According to the World Bank, exports of goods and services as a percentage of GDP in the euro area grew from 32.9% in 1999 to 42.6% in 2011. The rate in Germany, however, shot up from 33.4% to above 50%. While this figure is not the highest in the eurozone (that distinction belongs to Luxembourg, at 164%), it is significantly higher than France (26.9%), Italy (28.8%) and Spain (30.1%). Being export driven does increase the possibility of being hard hit by recessions, as evidenced by a drop in 2009 exports, but the type of goods manufactured by Germany made it easier to bounce back as the world economy recovered.

In order to lower unit labor costs and stay competitive, a firm would have to enact a strategy that combines keeping wage growth in check and increasing productivity. In the case of the eurozone, it is not high labor costs in the non-German states that are preventing the countries' economies from growing, it is that they produce goods that are less complex and thus open to more global competition. Felipe and Kumar estimate that 7.93% of Germany's exports are in the hundred most complex products, and only 3.5% of its exports are in the least-complex group of products. This is strikingly different in Greece, which sees nearly a third of its exports fall in the least-complex group. Germany is in a class of its own.

Minding the Mittelstand
One striking difference between France and Germany is the way their central governments operate. Central government debt as a percentage of GDP has ballooned in the eurozone, increasing from 58.5% in 2000 to 74.4% in 2010. For Germany the 2010 rate was 56%, far lower than the rates of France (88%) and Italy (117%). Goods and services provided by the government ate up nearly 50% of France's GDP in 2010 and 42% of Italy's, compared to 32% in Germany. Government activity can distort how an economy operates and can set the wrong expectations.

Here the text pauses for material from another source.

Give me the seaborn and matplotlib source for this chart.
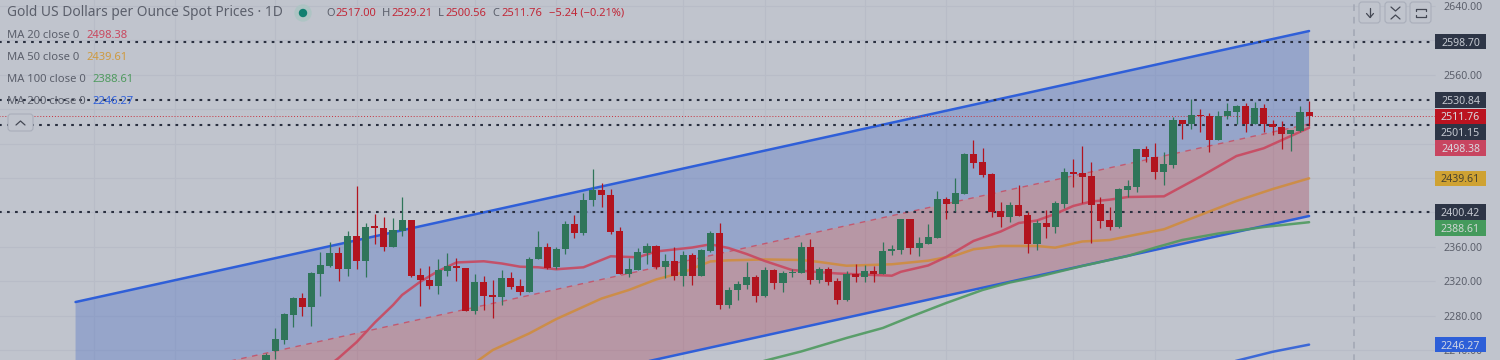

The business environment in Germany was ranked 20th in the World Bank's Doing Business report, with France ranking 34th, Spain 44th and Italy 73rd. The lower rankings are linked to protections afforded to employees, with businesses facing potentially costly and protracted struggles if they want to fire anyone. While red tape around the labor market can be daunting, Germany does have a fairly low barrier to entry when it comes to starting a business. It also has a total tax rate a third lower than France and Italy.

According to the World Economic Forum's 2012-2013 Global Competitiveness Report, Germany ranks 5th in higher education and training, a factor leading to it manufacturing such complex products, and 3rd in infrastructure, part of what helps Germany move its exports to market so efficiently. It is ranked 3rd in business sophistication, which includes supplier quality and quantity, value chain and production process. This is most likely linked to one of Germany's best assets: the Mittelstand. The Mittelstand is a collection of small- and medium-sized businesses that tend to focus on exports. They excel in the development of innovative technologies and techniques - Germany is ranked 7th in innovation, according to the Competitiveness Report - and often partner with research facilities and universities.

The Bottom Line
Manufacturing and exports are decidedly un-sexy, and despite being known for its high-end sports cars, Germany is just fine with looking more like a curmudgeon than a flashy celebrity. GDP growth rarely tops 3% and has averaged 1.35% since 1999, 25% lower than the OECD high income average and a third lower than the United States (2.04%). Yet, despite the slow growth, Germany has stuck out as the fiscally prudent leader of the eurozone, although this has brought it at odds with fellow members that find its dour focus on austerity measures at odds with the stimulus that some analysts think Europe needs.